Spot every line with the word "diagram" and return it.

- INFORMATION PROVIDED -
==========

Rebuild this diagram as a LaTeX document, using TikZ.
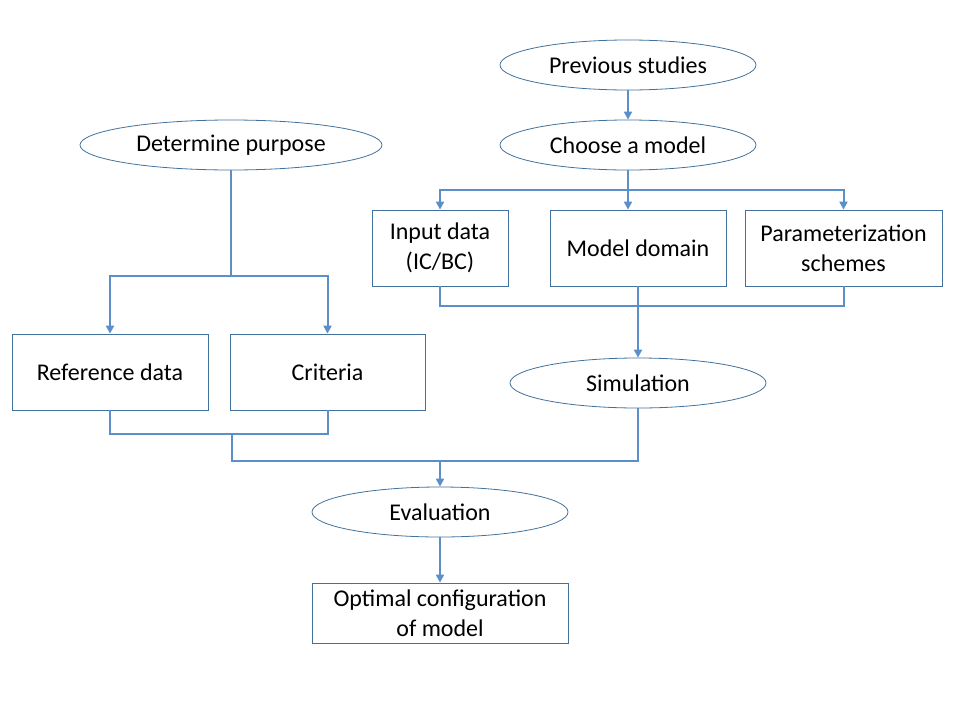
\documentclass[tikz,border=0pt]{standalone}
\usepackage{fontspec}
\setmainfont{Carlito}
\usetikzlibrary{shapes.geometric,arrows.meta}
\definecolor{linec}{HTML}{5B8FC9}
\definecolor{boxc}{HTML}{41719C}
\tikzset{
  ell/.style={ellipse, draw=boxc, line width=0.8pt, minimum width=256pt, minimum height=50pt, inner sep=0pt, font=\fontsize{24}{30}\selectfont},
  rbox/.style={rectangle, draw=boxc, line width=0.8pt, inner sep=0pt, align=center, font=\fontsize{24}{30}\selectfont},
  conn/.style={draw=linec, line width=2pt},
  arr/.style={conn, -{Triangle[length=8pt,width=8pt]}}
}
\begin{document}
\begin{tikzpicture}[x=1pt,y=-1pt]
\useasboundingbox (0,0) rectangle (960,720);
\node[ell] (prev) at (628,65) {Previous studies};
\node[ell] (choose) at (628,145) {Choose a model};
\node[ell, minimum width=302pt] (purpose) at (231,145) {Determine purpose};
\node[rbox, minimum width=136pt, minimum height=76pt] (input) at (440,248) {Input data\\(IC/BC)};
\node[rbox, minimum width=176pt, minimum height=76pt] (domain) at (638,248) {Model domain};
\node[rbox, minimum width=197pt, minimum height=76pt] (param) at (843.5,248) {Parameterization\\schemes};
\node[ell] (sim) at (638,383) {Simulation};
\node[rbox, minimum width=196pt, minimum height=76pt] (ref) at (110,372) {Reference data};
\node[rbox, minimum width=195pt, minimum height=76pt] (crit) at (327.5,372) {Criteria};
\node[ell] (eval) at (440,512) {Evaluation};
\node[rbox, minimum width=256pt, minimum height=60pt] (opt) at (440,613) {Optimal configuration\\of model};

\coordinate (cj) at (628,190);
\coordinate (pj) at (231,276);
\coordinate (mj) at (638,306);
\coordinate (rj) at (232,434);
\coordinate (ej) at (440,461);

\draw[arr] (prev) -- (choose);
\draw[conn] (choose) -- (cj);
\draw[arr] (cj) -- (choose.south |- input.north);
\draw[arr] (cj) -| (input.north);
\draw[arr] (cj) -| (param.north);

\draw[conn] (input.south) |- (mj);
\draw[conn] (param.south) |- (mj);
\draw[arr] (domain.south) -- (sim.north);

\draw[conn] (purpose.south) -- (pj);
\draw[arr] (pj) -| (ref.north);
\draw[arr] (pj) -| (crit.north);

\draw[conn] (ref.south) |- (rj);
\draw[conn] (crit.south) |- (rj);
\draw[conn] (rj) |- (ej);
\draw[conn] (sim.south) |- (ej);
\draw[arr] (ej) -- (eval.north);
\draw[arr] (eval) -- (opt);
\end{tikzpicture}
\end{document}
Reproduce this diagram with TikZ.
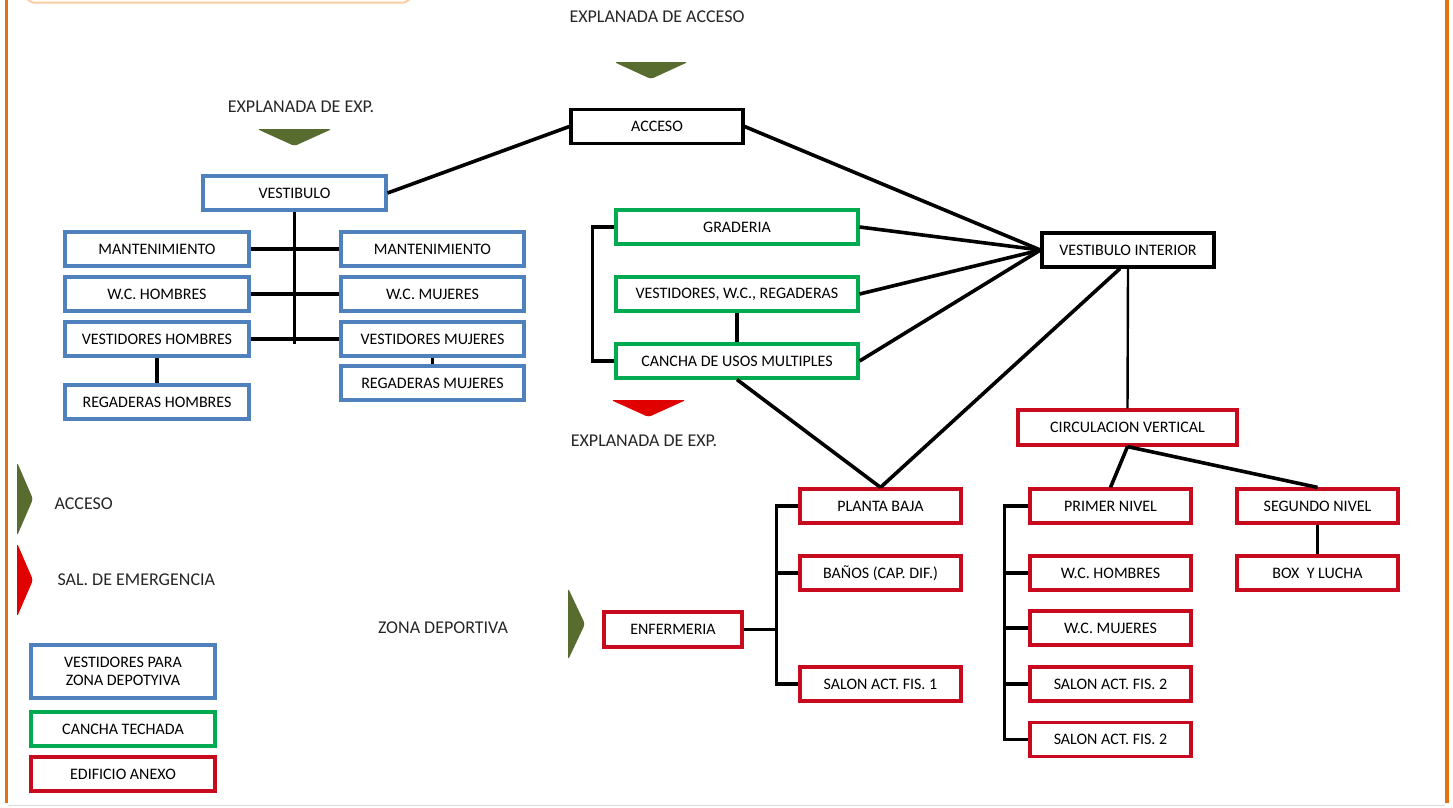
\documentclass[tikz,border=0pt]{standalone}
\usepackage{fontspec}
\setmainfont{Carlito}
\usepackage{tikz}
\usetikzlibrary{positioning}

\definecolor{bordeorange}{RGB}{228,112,20}
\definecolor{bordelight}{RGB}{250,205,160}
\definecolor{cajablue}{RGB}{79,129,189}
\definecolor{cajagreen}{RGB}{0,170,80}
\definecolor{cajared}{RGB}{200,10,30}
\definecolor{flechagreen}{RGB}{88,108,48}
\definecolor{flechared}{RGB}{225,0,0}

\begin{document}
\begin{tikzpicture}[x=1pt,y=-1pt,
    caja/.style={draw, line width=3.2pt, minimum height=34pt, inner sep=0pt, text=black, font=\fontsize{16}{18}\selectfont},
    azul/.style={caja, draw=cajablue, minimum width=183pt},
    verde/.style={caja, draw=cajagreen, minimum width=242pt},
    rojo/.style={caja, draw=cajared, minimum width=161pt},
    negro/.style={caja, draw=black, minimum width=172pt},
    link/.style={line width=3.6pt},
    rotulo/.style={font=\fontsize{18}{20}\selectfont, text=black!85}]
    \useasboundingbox (0,0) rectangle (1453,807);
    % marco
    \draw[bordeorange, line width=3.5pt] (6.5,0) -- (6.5,803);
    \draw[bordeorange, line width=3.5pt] (1447,0) -- (1447,803);
    \draw[black!15, line width=1pt] (8,805) -- (1445,805);
    \draw[bordelight, line width=2pt] (27,0) to[out=90,in=180] (33,2.5) -- (404,2.5) to[out=0,in=90] (410,0);

    % acceso
    \node[rotulo] (explAcc) at (657,17) {EXPLANADA DE ACCESO};
    \fill[flechagreen, rounded corners=3pt] (614,62) -- (688,62) -- (651,79) -- cycle;
    \node[negro] (acceso) at (657,126.5) {ACCESO};

    % vestidores
    \node[rotulo] (explExp) at (301,107) {EXPLANADA DE EXP.};
    \fill[flechagreen, rounded corners=3pt] (257,129) -- (332,129) -- (294.5,146) -- cycle;
    \node[azul] (vest) at (294.5,193) {VESTIBULO};
    \node[azul, minimum width=184pt] (mantH) at (157,249) {MANTENIMIENTO};
    \node[azul, minimum width=184pt] (wcH) at (157,294) {W.C. HOMBRES};
    \node[azul, minimum width=184pt] (vestH) at (157,339) {VESTIDORES HOMBRES};
    \node[azul, minimum width=184pt] (regH) at (157,402) {REGADERAS HOMBRES};
    \node[azul] (mantM) at (432.5,249) {MANTENIMIENTO};
    \node[azul] (wcM) at (432.5,294) {W.C. MUJERES};
    \node[azul] (vestM) at (432.5,339) {VESTIDORES MUJERES};
    \node[azul] (regM) at (432.5,383) {REGADERAS MUJERES};
    \draw[link] (vest.south) -- (294.5,344);
    \draw[link] (mantH.east) -- (mantM.west);
    \draw[link] (wcH.east) -- (wcM.west);
    \draw[link] (vestH.east) -- (vestM.west);
    \draw[link] (vestH) -- (regH);
    \draw[link] (vestM) -- (regM);

    % cancha techada
    \node[verde] (grad) at (737,227) {GRADERIA};
    \node[verde] (vwc) at (737,294) {VESTIDORES, W.C., REGADERAS};
    \node[verde] (cancha) at (737,361) {CANCHA DE USOS MULTIPLES};
    \draw[link] (grad.west) -- ++(-22,0) |- (cancha.west);
    \draw[link] (vwc) -- (cancha);
    \fill[flechared, rounded corners=3pt] (611,400) -- (686,400) -- (648.5,417) -- cycle;
    \node[rotulo] (explExp2) at (644,441) {EXPLANADA DE EXP.};

    % vestibulo interior
    \node[negro] (vint) at (1128,250) {VESTIBULO INTERIOR};
    \draw[link] (acceso.west) -- (vest.east);
    \draw[link] (acceso.east) -- (vint.west);
    \draw[link] (grad.east) -- (vint.west);
    \draw[link] (vwc.east) -- (vint.west);
    \draw[link] (cancha.east) -- (vint.west);

    % edificio anexo
    \node[rojo, minimum width=219pt, minimum height=35pt] (circ) at (1127.5,427.5) {CIRCULACION VERTICAL};
    \node[rojo] (pbaja) at (880.5,506) {PLANTA BAJA};
    \node[rojo] (banos) at (880.5,573) {BAÑOS (CAP. DIF.)};
    \node[rojo] (sal1) at (880.5,684) {SALON ACT. FIS. 1};
    \node[rojo, minimum width=138pt, minimum height=35pt] (enf) at (673,629.5) {ENFERMERIA};
    \node[rojo] (pnivel) at (1110.5,506) {PRIMER NIVEL};
    \node[rojo] (wcH2) at (1110.5,573) {W.C. HOMBRES};
    \node[rojo] (wcM2) at (1110.5,628) {W.C. MUJERES};
    \node[rojo] (sal2a) at (1110.5,684) {SALON ACT. FIS. 2};
    \node[rojo] (sal2b) at (1110.5,739.5) {SALON ACT. FIS. 2};
    \node[rojo] (snivel) at (1317.5,506) {SEGUNDO NIVEL};
    \node[rojo] (box) at (1317.5,573) {BOX~~Y LUCHA};
    \draw[line width=2.4pt] (vint.south) -- (circ.north);
    \draw[link] ([xshift=-8pt]vint.south) -- (pbaja.north);
    \draw[link] (cancha.south) -- (pbaja.north);
    \draw[link] (circ.south) -- (pnivel.north);
    \draw[link] (circ.south) -- (snivel.north);
    \draw[link] (snivel) -- (box);
    \draw[link] (pbaja.west) -- ++(-22,0) coordinate (pbk) |- (sal1.west);
    \draw[link] (banos.west) -- (banos.west -| pbk);
    \draw[link] (enf.east) -- (enf.east -| pbk);
    \draw[link] (pnivel.west) -- ++(-24,0) coordinate (pnk) |- (sal2b.west);
    \draw[link] (wcH2.west) -- (wcH2.west -| pnk);
    \draw[link] (wcM2.west) -- (wcM2.west -| pnk);
    \draw[link] (sal2a.west) -- (sal2a.west -| pnk);
    \node[rotulo] (zona) at (443,628) {ZONA DEPORTIVA};
    \fill[flechagreen, rounded corners=3pt] (568,588) -- (585,624) -- (568,660) -- cycle;

    % simbologia
    \fill[flechagreen, rounded corners=3pt] (17,462) -- (33,499) -- (17,536) -- cycle;
    \node[rotulo, anchor=west] (legAcc) at (51,504) {ACCESO};
    \fill[flechared, rounded corners=3pt] (17,543) -- (33,580) -- (17,617) -- cycle;
    \node[rotulo, anchor=west] (legSal) at (54,580) {SAL. DE EMERGENCIA};
    \node[azul, minimum width=184pt, minimum height=53pt, align=center] (legVest) at (123,671.5) {VESTIDORES PARA\\ZONA DEPOTYIVA};
    \node[verde, minimum width=184pt] (legCancha) at (123,729) {CANCHA TECHADA};
    \node[rojo, minimum width=184pt] (legAnexo) at (123,774) {EDIFICIO ANEXO};
  \end{tikzpicture}
\end{document}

==========

- RESPONSE -
Rebuild this diagram as a LaTeX document, using TikZ.
Reproduce this diagram with TikZ.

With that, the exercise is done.